João Ozorio de Melo
7 de setembro de 2012
Em uma decisão inédita nos EUA, que está causando furor nos
ânimos conservadores do país e perplexidade no sistema prisional, um juiz
federal de Boston ordenou às autoridades de Massachusetts que mandem fazer uma
cirurgia de troca de sexo em um detento condenado à prisão perpétua, sem
direito a liberdade condicional, pelo assassinato de sua mulher em 1990. E que
paguem a conta com recursos públicos, segundo o Law Blog e a CBS News (com a
AP).
O juiz Mark Wolf, um conservador indicado pelo ex-presidente
Ronald Reagan, classificou sua própria decisão como "sem
precedentes". Mas argumentou que ela se sustenta na Constituição e em
recomendações médicas. "Essa é a única maneira de proporcionar um tratamento
médico adequado" a Michelle Kosilek (que antes era Robert), escreveu o
juiz, com base em recomendações de médicos do Departamento de Correções do
estado.
Em sua decisão de 126 páginas, o juiz disse que negar a
cirurgia a Kosilek seria uma violação da 8ª Emenda da Constituição dos EUA, que
proíbe punição cruel.
Os tribunais americanos têm ordenado às autoridades das
prisões que avaliem os detentos transgêneros, para determinar suas necessidades
de tratamento médico. Em geral, têm recomendado tratamento com hormônios e
psicoterapia. O juiz Mark Wolf foi o primeiro a ordenar a cirurgia de troca de
sexos em um prisioneiro.
"Não seria normal tratar um prisioneiro, que sofre um
grave distúrbio de identidade de gênero, diferentemente de inúmeros detentos
que sofrem de formas mais familiares de doença mental", ele escreveu.

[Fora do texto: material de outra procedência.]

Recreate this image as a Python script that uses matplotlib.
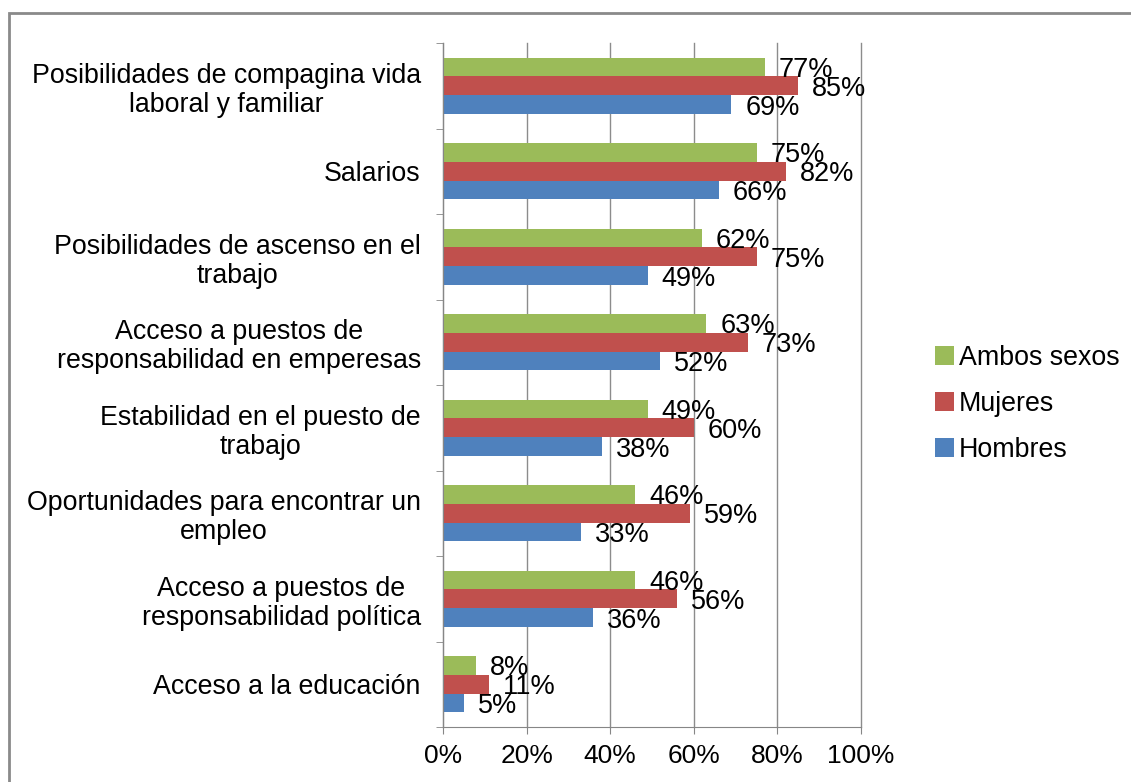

"As autoridades prisionais não podem deixar de fazê-lo só porque o
distúrbio de identidade de gênero é uma doença mental não entendida pelo
público, em geral, e que requer um tratamento que é impopular", declarou.
A decisão baseada na lei e nas recomendações médicas de Wolf
criou um desconforto político no país. O próprio juiz reconheceu, em sua
decisão, que Kosilek, um assassino condenado, vai receber um tratamento que é
negado aos cidadãos cumpridores da lei. Os seguros-saúde não cobrem esse tipo
de cirurgia e muitos americanos não dispõem de recursos para fazê-la. A
cirurgia do prisioneiro vai custar cerca de US$ 20 mil, diz a rede CBS de
televisão.
Na verdade, cerca de 40 milhões de americanos não dispõem de
seguro-saúde. Segundo uma reportagem do New York Times, mais de 3 mil pessoas
morrem no país, a cada duas semanas, por não disporem de seguro-saúde. Isso
equivale a um 11 de setembro a cada duas semanas, disse o jornal.
"Pode parecer estranho que os cidadãos dos Estados
Unidos não têm, geralmente, o direito constitucional ao tratamento médico
adequado, mas a 8ª Emenda da Constituição garante aos prisioneiros tal
tratamento", ele escreveu. E ressaltou que a Suprema Corte dos EUA
decidiu, em 2011, que os prisioneiros têm direito a nada menos do que é
compatível com o conceito de dignidade humana.
As autoridades prisionais se opuseram à cirurgia, com o
argumento de que não poderiam garantir a segurança ao prisioneiro, se ele
trocasse de sexo. Kosileck paga sua pena em uma prisão masculina em Norfolk,
Massachusetts. As autoridades também disseram que não sabem onde vão encarcerar
Kosilek depois da cirurgia. O juiz refutou esses argumentos, dizendo que são
apenas pretextos para não lidar com o problema. Aliás, disse o juiz, onde a
cirurgia vai ser feita e onde Kosilek vai ficar depois da cirurgia é problema
do sistema prisional.
Disponível em
http://www.conjur.com.br/2012-set-07/juiz-manda-cirurgia-troca-sexo-prisioneiro-eua.
Acesso em 24 set 2013.
Pensava que era somente no Brasil que políticos e criminosos levavam vantagem.